Is Print Where Words Go To Die?
Print is where words go to die.
I heard this statement in a lecture the other day. It’s a great catch phrase. Is it true, though?
A first reaction is no. Non-fiction books have revised editions to keep them fresh and contemporary. Fiction books have series. Given the lead times to bring a book to market (anywhere from six to 18 months), however, how fresh and current is the content? I believe the speaker referred to the immediacy of the information, not the core content.
Other, more current technologies provide more immediate information. These include wikis, blogs and instant messages (IMs).
The first question a book printer may have is what is a wiki and a blog? Wikis are relatively new and blogs have been around for several years.
A wiki is a user editable Web site. It is comprised of many pages covering different topics. The idea behind a wiki is that one user posts some information on a subject and others add to the knowledge base. Some of the information added may be inaccurate or incomplete. That’s part of a wiki. Another user simply goes to the incorrect wiki page and corrects it. At all times, users can hit a “revert” button that returns the wiki to the last saved version. Sounds chaotic, doesn’t it? It is.
How did the wiki get its name? Wiki is Hawaiian for quick. You may have seen the vehicles in Honolulu called Wiki Wiki cabs that ferry tourists from the airport to the beachfront hotels. The wiki’s inventor, Ward Cunningham, wrote a few lines of code to create a place for co-workers to collaborate—quickly.
Blog is short for web log. A blog is a site where an author, such as myself, posts ideas on a particular subject of interest or expertise. Others may add comments to each of the blog postings to further elaborate an idea.
What are the differences between a wiki and a blog? Wikis and blogs are dynamic. Both leave a “memory” on the Web. That’s where the similarity ends.
Blogs promote the identity of the person writing the blog and the users who contribute. A blog is also one single web page. After a few postings accumulate, they are archived for future reference. On my blog, for instance, I accumulate the postings by month and year.
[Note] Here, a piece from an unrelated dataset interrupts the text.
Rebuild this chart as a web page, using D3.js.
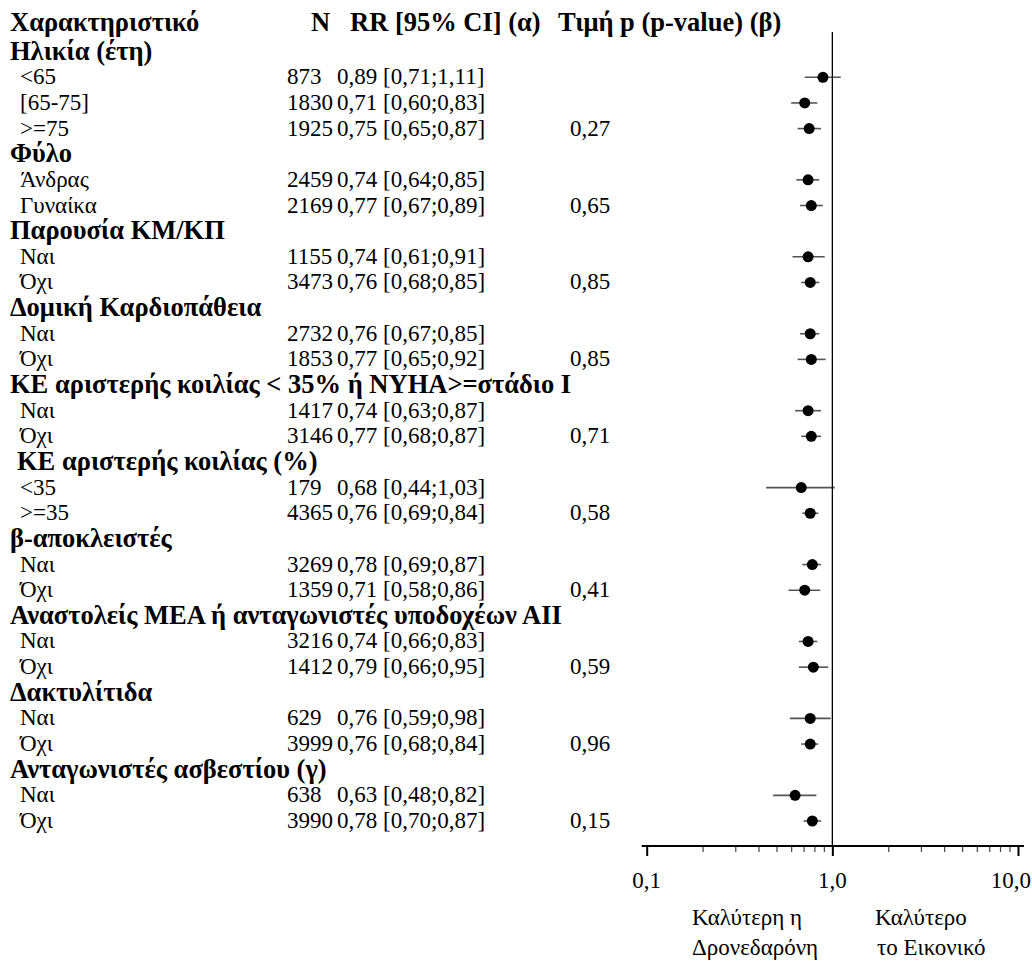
<!DOCTYPE html>
<html><head><meta charset="utf-8">
<script src="https://cdn.jsdelivr.net/npm/d3@7"></script>
<style>body{margin:0;background:#fff}svg{display:block}</style>
</head><body><svg id="c" width="1032" height="962"></svg>
<script>
const groupTitles = ["Ηλικία (έτη)","Φύλο","Παρουσία ΚΜ/ΚΠ","Δομική Καρδιοπάθεια","ΚΕ αριστερής κοιλίας < 35% ή NYHA>=στάδιο I"," ΚΕ αριστερής κοιλίας (%)","β-αποκλειστές","Αναστολείς ΜΕΑ ή ανταγωνιστές υποδοχέων ΑΙΙ","Δακτυλίτιδα","Ανταγωνιστές ασβεστίου (γ)"];
const itemGroup = [0,0,0,1,1,2,2,3,3,4,4,5,5,6,6,7,7,8,8,9,9];
const itemLabels = ["<65","[65-75]",">=75","Άνδρας","Γυναίκα","Ναι","Όχι","Ναι","Όχι","Ναι","Όχι","<35",">=35","Ναι","Όχι","Ναι","Όχι","Ναι","Όχι","Ναι","Όχι"];
const itemN = [873,1830,1925,2459,2169,1155,3473,2732,1853,1417,3146,179,4365,3269,1359,3216,1412,629,3999,638,3990];
const rr = [0.89,0.71,0.75,0.74,0.77,0.74,0.76,0.76,0.77,0.74,0.77,0.68,0.76,0.78,0.71,0.74,0.79,0.76,0.76,0.63,0.78];
const ciLow = [0.71,0.60,0.65,0.64,0.67,0.61,0.68,0.67,0.65,0.63,0.68,0.44,0.69,0.69,0.58,0.66,0.66,0.59,0.68,0.48,0.70];
const ciHigh = [1.11,0.83,0.87,0.85,0.89,0.91,0.85,0.85,0.92,0.87,0.87,1.03,0.84,0.87,0.86,0.83,0.95,0.98,0.84,0.82,0.87];
const pValues = ["","","0,27","","0,65","","0,85","","0,85","","0,71","","0,58","","0,41","","0,59","","0,96","","0,15"];
const headers = ["Χαρακτηριστικό","N","RR [95% CI] (α)","Τιμή p (p-value) (β)"];
const tickValues = [0.1,1,10];
const tickLabels = ["0,1","1,0","10,0"];
const favourLeft = ["Καλύτερη η","Δρονεδαρόνη"];
const favourRight = ["Καλύτερο","το Εικονικό"];

const svg = d3.select("#c");
const FS = 23, FSB = 26.5;
const FF = "'Liberation Serif', 'Times New Roman', serif";
function txt(x0,y0,s,bold){
  return svg.append("text").attr("x",x0).attr("y",y0)
    .attr("font-family","Liberation Serif")
    .style("font-family",FF).style("font-size",(bold?FSB:FS)+"px")
    .style("font-weight",bold?"bold":"normal").style("fill","#000").text(s);
}
const rows = [];
let gi = -1;
itemLabels.forEach((lab,i)=>{
  if(itemGroup[i]!==gi){gi=itemGroup[i];rows.push({type:"g",label:groupTitles[gi]});}
  rows.push({type:"i",i});
});
const y = d3.scaleLinear().domain([0,31]).range([26,821]);
const x = d3.scaleLog().domain([0.1,10]).range([646.7,1018]);
const fmt = v => v.toFixed(2).replace(".",",");
const dy = 7, dyb = 8;

const hx=[10,311,350,558];
headers.forEach((h,k)=>txt(hx[k],y(0)+dyb-3,h,true));

rows.forEach((r,k)=>{
  const yy = y(k+1);
  if(r.type==="g"){
    txt(r.label.startsWith(" ")?17:10,yy+dyb,r.label.trim(),true);
  } else {
    const i=r.i;
    txt(20,yy+dy,itemLabels[i]);
    txt(287,yy+dy,String(itemN[i]));
    txt(337,yy+dy,fmt(rr[i])+" ["+fmt(ciLow[i])+";"+fmt(ciHigh[i])+"]");
    if(pValues[i]) txt(570,yy+dy,pValues[i]);
    svg.append("line").attr("x1",x(ciLow[i])).attr("x2",x(ciHigh[i])).attr("y1",yy).attr("y2",yy).attr("stroke","#555").attr("stroke-width",1.6);
    svg.append("circle").attr("cx",x(rr[i])).attr("cy",yy).attr("r",5.5).attr("fill","#000");
  }
});

const axisY = 846;
svg.append("line").attr("x1",x(1)).attr("x2",x(1)).attr("y1",32).attr("y2",axisY).attr("stroke","#000").attr("stroke-width",1.3);

const minor = [];
[0.1,1].forEach(d=>{for(let m=1;m<10;m++)minor.push(d*m);});
minor.push(10);
const ax = svg.append("g").attr("transform",`translate(0,${axisY})`)
  .call(d3.axisBottom(x).tickValues(minor).tickSize(6).tickFormat(""));
ax.select(".domain").remove();
ax.selectAll(".tick line").attr("stroke","#444").attr("stroke-width",1.2);
ax.selectAll(".tick").filter(d=>tickValues.some(t=>Math.abs(t-d)<1e-9)).select("line").attr("y2",10).attr("stroke","#000").attr("stroke-width",2);
svg.append("line").attr("x1",x(0.1)-5).attr("x2",x(10)+6).attr("y1",axisY).attr("y2",axisY).attr("stroke","#000").attr("stroke-width",1.8);
tickValues.forEach((t,k)=>txt(k===2?x(t)+13:x(t),888,tickLabels[k]).attr("text-anchor",k===2?"end":"middle"));

favourLeft.forEach((t,k)=>txt(692,925+k*30,t));
favourRight.forEach((t,k)=>txt(875+k*2,925+k*30,t));
</script></body></html>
A community of users, on the other hand, creates a wiki. It suppresses the identity of the originator and all contributors. No one knows who wrote what. A wiki is also a complete web site with multiple pages covering multiple subjects or subtopics.
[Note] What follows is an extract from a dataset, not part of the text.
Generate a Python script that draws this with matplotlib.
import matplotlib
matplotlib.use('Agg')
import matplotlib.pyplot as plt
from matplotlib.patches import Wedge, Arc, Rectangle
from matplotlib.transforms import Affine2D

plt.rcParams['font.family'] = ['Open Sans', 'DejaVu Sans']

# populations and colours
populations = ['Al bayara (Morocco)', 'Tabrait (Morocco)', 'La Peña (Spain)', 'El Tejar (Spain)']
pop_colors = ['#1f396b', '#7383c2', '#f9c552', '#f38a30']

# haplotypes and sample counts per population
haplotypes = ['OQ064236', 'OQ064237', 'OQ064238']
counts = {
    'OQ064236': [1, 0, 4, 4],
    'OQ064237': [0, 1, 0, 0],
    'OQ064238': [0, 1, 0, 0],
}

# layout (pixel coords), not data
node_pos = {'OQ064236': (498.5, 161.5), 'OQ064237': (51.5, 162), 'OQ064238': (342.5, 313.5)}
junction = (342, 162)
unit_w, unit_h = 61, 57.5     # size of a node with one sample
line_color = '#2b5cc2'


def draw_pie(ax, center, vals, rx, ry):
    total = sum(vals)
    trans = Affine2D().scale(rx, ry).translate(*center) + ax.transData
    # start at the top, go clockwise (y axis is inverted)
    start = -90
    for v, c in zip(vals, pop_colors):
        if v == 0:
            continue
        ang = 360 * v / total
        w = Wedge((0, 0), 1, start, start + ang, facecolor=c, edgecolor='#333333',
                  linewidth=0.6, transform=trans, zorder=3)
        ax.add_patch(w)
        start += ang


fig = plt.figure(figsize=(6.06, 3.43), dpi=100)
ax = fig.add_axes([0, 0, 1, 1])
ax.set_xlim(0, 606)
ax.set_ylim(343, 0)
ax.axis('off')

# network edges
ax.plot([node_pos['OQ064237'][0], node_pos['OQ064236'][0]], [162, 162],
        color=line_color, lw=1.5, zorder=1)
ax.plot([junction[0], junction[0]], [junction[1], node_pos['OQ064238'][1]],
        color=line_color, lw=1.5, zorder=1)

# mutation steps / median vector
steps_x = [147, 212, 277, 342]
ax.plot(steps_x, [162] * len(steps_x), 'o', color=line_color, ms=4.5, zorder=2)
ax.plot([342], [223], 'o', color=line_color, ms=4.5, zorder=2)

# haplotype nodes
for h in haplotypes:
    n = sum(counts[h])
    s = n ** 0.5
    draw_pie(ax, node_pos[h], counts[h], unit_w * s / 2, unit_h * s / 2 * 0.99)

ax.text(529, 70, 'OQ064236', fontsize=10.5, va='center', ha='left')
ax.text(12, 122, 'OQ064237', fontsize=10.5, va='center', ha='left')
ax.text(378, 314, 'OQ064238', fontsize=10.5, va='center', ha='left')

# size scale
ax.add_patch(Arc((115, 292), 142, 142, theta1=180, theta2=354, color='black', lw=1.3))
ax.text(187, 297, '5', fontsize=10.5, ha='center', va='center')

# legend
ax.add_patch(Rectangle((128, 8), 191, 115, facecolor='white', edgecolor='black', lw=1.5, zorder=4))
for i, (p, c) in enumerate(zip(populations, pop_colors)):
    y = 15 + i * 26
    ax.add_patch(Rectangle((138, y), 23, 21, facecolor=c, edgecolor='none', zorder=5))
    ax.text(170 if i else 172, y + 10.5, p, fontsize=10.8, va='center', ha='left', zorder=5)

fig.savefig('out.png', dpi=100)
Why are wikis, blogs and IMs better than print? The lecturer contends that the instantaneousness of wikis, blogs and IMs make them more flexible and dynamic than print. Print is a legacy technology. These other technologies surpass it because each marks our lives as they happen.
Yet wikis, blogs and IMs have their limitations. Instant messages are well suited for synchronous decision-making or information disseminating. “Meet me at Tutti’s at 5,” is a perfect use for an IM. Instant messages die, however, once the user deletes them. Wikis and blogs, while they live indefinitely on the web, are hard to search and index for reference.
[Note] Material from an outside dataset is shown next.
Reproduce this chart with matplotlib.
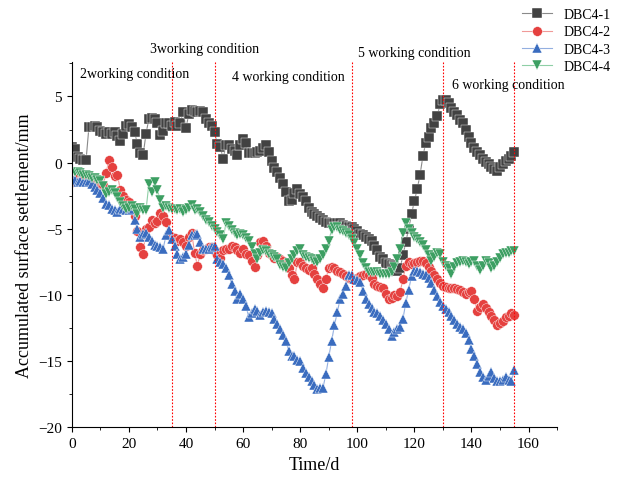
import numpy as np
import matplotlib
matplotlib.use("Agg")
import matplotlib.pyplot as plt
from matplotlib.ticker import MultipleLocator

plt.rcParams['font.family'] = ['Liberation Serif', 'DejaVu Serif']

days = np.arange(0, 156)

dbc4_1 = [1.2, 1.0, 0.4, 0.3, 0.2, 0.2, 2.7, 2.7, 2.8, 2.7,
          2.4, 2.3, 2.2, 2.3, 2.2, 2.3, 2.0, 1.6, 2.2, 2.8,
          2.9, 2.7, 2.3, 1.4, 0.7, 0.6, 2.2, 3.3, 3.4, 3.3,
          3.0, 2.1, 2.4, 3.0, 3.0, 2.8, 3.1, 2.8, 3.0, 3.85,
          2.6, 3.7, 4.0, 3.9, 3.8, 3.9, 3.8, 3.3, 3.0, 2.8,
          2.3, 1.4, 1.2, 0.3, 1.3, 1.3, 1.0, 0.9, 0.55, 1.3,
          1.8, 1.5, 0.7, 0.7, 0.7, 0.8, 0.9, 1.1, 1.3, 0.8,
          0.1, -0.4, -0.7, -1.2, -1.6, -2.2, -2.9, -2.8, -2.3, -2.0,
          -2.4, -2.6, -2.9, -3.4, -3.7, -3.9, -4.0, -4.2, -4.3, -4.5,
          -4.6, -4.6, -4.6, -4.6, -4.6, -4.7, -4.8, -4.9, -4.9, -5.0,
          -5.2, -5.4, -5.5, -5.6, -5.8, -5.9, -6.3, -6.6, -7.1, -7.3,
          -7.6, -7.65, -7.7, -7.8, -8.2, -8.0, -7.0, -6.0, -5.0, -3.9,
          -2.9, -2.0, -0.9, 0.5, 1.5, 1.9, 2.6, 3.0, 3.5, 4.4,
          4.7, 4.7, 4.5, 4.1, 3.8, 3.6, 3.2, 3.0, 2.45, 1.9,
          1.5, 1.1, 0.8, 0.55, 0.3, 0.05, -0.1, -0.3, -0.5, -0.6,
          -0.3, -0.1, 0.15, 0.3, 0.5, 0.8]

dbc4_2 = [-1.5, -1.3, -1.2, -1.4, -1.2, -1.3, -1.2, -1.4, -1.3, -1.5,
          -1.6, -1.7, -0.8, 0.2, -0.3, -1.0, -0.9, -2.1, -2.5, -2.8,
          -3.0, -3.4, -4.0, -5.2, -6.4, -6.9, -5.0, -4.9, -4.3, -4.6,
          -4.4, -3.8, -4.0, -4.5, -5.5, -5.6, -5.7, -5.9, -5.8, -6.0,
          -6.3, -5.6, -5.3, -6.8, -7.8, -6.9, -6.6, -6.5, -6.4, -6.4,
          -6.7, -7.0, -7.2, -6.6, -6.5, -6.5, -6.3, -6.4, -6.6, -6.8,
          -6.5, -6.9, -7.0, -7.4, -7.9, -7.0, -6.0, -5.9, -6.3, -6.8,
          -7.0, -7.2, -7.1, -7.3, -7.4, -7.6, -8.0, -8.5, -8.8, -7.5,
          -7.5, -7.8, -8.0, -8.1, -8.0, -8.4, -8.8, -9.2, -9.5, -8.8,
          -8.0, -7.9, -8.0, -8.2, -8.3, -8.4, -8.6, -8.7, -8.8, -8.8,
          -8.7, -8.6, -8.5, -8.4, -8.5, -8.7, -9.2, -9.3, -9.4, -9.5,
          -9.9, -10.3, -10.2, -10.0, -10.05, -9.8, -8.8, -7.8, -7.5, -7.65,
          -7.6, -7.5, -7.4, -7.4, -7.6, -7.9, -8.2, -8.5, -8.8, -9.1,
          -9.3, -9.4, -9.5, -9.5, -9.5, -9.55, -9.6, -9.8, -9.9, -9.8,
          -9.7, -10.3, -11.2, -10.9, -10.7, -11.0, -11.3, -11.6, -11.9, -12.3,
          -12.1, -11.95, -11.7, -11.6, -11.4, -11.5]

dbc4_3 = [-1.2, -1.3, -1.5, -1.4, -1.5, -1.5, -1.4, -1.6, -1.85, -2.1,
          -2.3, -2.7, -3.1, -3.2, -3.5, -3.6, -3.7, -3.5, -3.5, -3.6,
          -3.6, -3.5, -4.3, -5.0, -5.6, -5.4, -5.3, -5.6, -5.9, -6.2,
          -6.3, -6.4, -6.5, -5.5, -5.1, -5.8, -6.3, -6.9, -7.3, -7.1,
          -6.9, -6.2, -5.5, -5.5, -5.4, -6.0, -6.5, -6.5, -6.5, -6.4,
          -6.3, -7.3, -7.5, -7.65, -8.0, -8.5, -9.2, -9.7, -10.3, -9.9,
          -10.3, -10.8, -11.7, -11.4, -11.1, -11.2, -11.5, -11.3, -11.2, -11.3,
          -11.4, -11.8, -12.2, -12.6, -13.0, -13.5, -14.2, -14.6, -14.6, -14.9,
          -15.0, -15.5, -15.9, -16.2, -16.5, -16.8, -17.1, -17.0, -17.0, -16.0,
          -14.7, -13.5, -12.3, -11.3, -10.3, -9.9, -9.3, -8.5, -8.5, -8.8,
          -8.9, -9.0, -9.7, -10.3, -10.7, -11.0, -11.3, -11.4, -11.6, -11.9,
          -12.2, -12.6, -13.1, -12.8, -12.6, -12.4, -11.8, -10.6, -9.6, -8.6,
          -8.2, -8.2, -8.3, -8.4, -8.5, -8.7, -9.1, -9.6, -10.1, -10.5,
          -10.8, -11.1, -11.3, -11.6, -11.9, -12.2, -12.4, -12.6, -12.9, -13.4,
          -14.1, -14.6, -15.2, -15.8, -16.2, -16.4, -16.1, -15.85, -16.3, -16.5,
          -16.5, -16.4, -16.2, -16.4, -16.5, -15.7]

dbc4_4 = [-0.7, -0.7, -0.7, -0.8, -0.9, -0.95, -1.0, -1.2, -1.2, -1.3,
          -1.4, -1.8, -2.35, -2.2, -2.1, -2.3, -2.6, -3.0, -3.3, -3.5,
          -3.4, -3.3, -3.5, -3.9, -3.4, -3.6, -3.6, -1.6, -2.2, -1.5,
          -2.1, -2.8, -3.4, -3.3, -3.4, -3.5, -3.5, -3.6, -3.5, -3.7,
          -3.6, -3.4, -3.2, -3.6, -3.5, -3.7, -4.0, -4.3, -4.5, -4.8,
          -5.0, -5.25, -5.5, -5.75, -4.6, -4.8, -5.1, -5.3, -5.5, -5.4,
          -5.5, -5.7, -5.9, -6.4, -6.9, -7.3, -6.8, -6.6, -6.7, -6.9,
          -7.0, -7.1, -7.3, -7.7, -7.9, -8.0, -7.6, -7.3, -7.0, -6.7,
          -6.5, -7.0, -7.1, -7.2, -7.3, -7.4, -7.5, -7.3, -7.0, -6.5,
          -5.9, -5.1, -4.9, -4.9, -5.1, -5.2, -5.3, -5.5, -5.8, -6.1,
          -6.5, -7.0, -7.6, -8.0, -8.3, -8.3, -8.3, -8.3, -8.4, -8.4,
          -8.4, -8.4, -8.3, -7.9, -7.3, -6.5, -5.3, -4.6, -5.0, -5.3,
          -5.6, -5.8, -6.0, -6.2, -6.6, -7.0, -7.4, -7.1, -6.8, -6.9,
          -7.5, -7.8, -8.0, -8.4, -7.9, -7.6, -7.5, -7.4, -7.5, -7.65,
          -7.5, -7.4, -7.8, -8.15, -7.8, -7.4, -7.6, -8.0, -7.8, -7.5,
          -7.2, -6.9, -6.8, -6.8, -6.7, -6.65]

labels = ["DBC4-1", "DBC4-2", "DBC4-3", "DBC4-4"]
colors = ["#424242", "#e5413f", "#3a6cbf", "#3c9f62"]
line_colors = ["#8a8a8a", "#f09a98", "#93afe0", "#8fcfa6"]
markers = ["s", "o", "^", "v"]

stage_days = [35, 50, 98, 130, 155]
stage_texts = ["2working condition", "3working condition", "4 working condition",
               "5 working condition", "6 working condition"]
stage_pos = [(2.8, 6.7), (27.4, 8.6), (56, 6.5), (100.4, 8.3), (133.3, 5.9)]

fig = plt.figure(figsize=(6.19, 4.85), dpi=100)
ax = fig.add_axes([0.116, 0.117, 0.784, 0.753])

for ser, lab, c, lc, m in zip([dbc4_1, dbc4_2, dbc4_3, dbc4_4], labels, colors,
                              line_colors, markers):
    ax.plot(days, ser, color=lc, marker=m, markersize=7, lw=0.8,
            markerfacecolor=c, markeredgecolor="white", markeredgewidth=0.3,
            label=lab)

for d in stage_days:
    ax.axvline(d, color="red", ls=(0, (1.5, 1.5)), lw=0.8)

for txt, (x, y) in zip(stage_texts, stage_pos):
    ax.text(x, y, txt, fontsize=10, va="center", ha="left", clip_on=False)

ax.set_xlim(0, 170)
ax.set_ylim(-20, 7.6)
ax.xaxis.set_major_locator(MultipleLocator(20))
ax.xaxis.set_minor_locator(MultipleLocator(10))
ax.yaxis.set_major_locator(MultipleLocator(5))
ax.yaxis.set_minor_locator(MultipleLocator(2.5))
ax.tick_params(labelsize=11)
ax.spines["top"].set_visible(False)
ax.spines["right"].set_visible(False)
ax.set_xlabel("Time/d", fontsize=13)
ax.set_ylabel("Accumulated surface settlement/mm", fontsize=13)

fig.legend(loc="upper right", bbox_to_anchor=(1.0, 0.998), frameon=False,
           fontsize=10, handlelength=2.2, labelspacing=0.3, borderaxespad=0.2)

fig.savefig("out.png", dpi=100)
What, then, is the role of print? Print is good for memorializing thoughts, ideas and events. Print lends credibility. One often hears the phrase, “if it’s printed, it must be true.” More and more frequently one hears, “memorialize that statement” in business-speak. For now, whenever something must be kept for future reference, print is the medium chosen.
Ironically, one of the great sales opportunities for book printers is blogs. Many bloggers want to publish their blogs in a more permanent form, books. Searching out prolific bloggers and contacting them may be a way for a book printer to capture more business.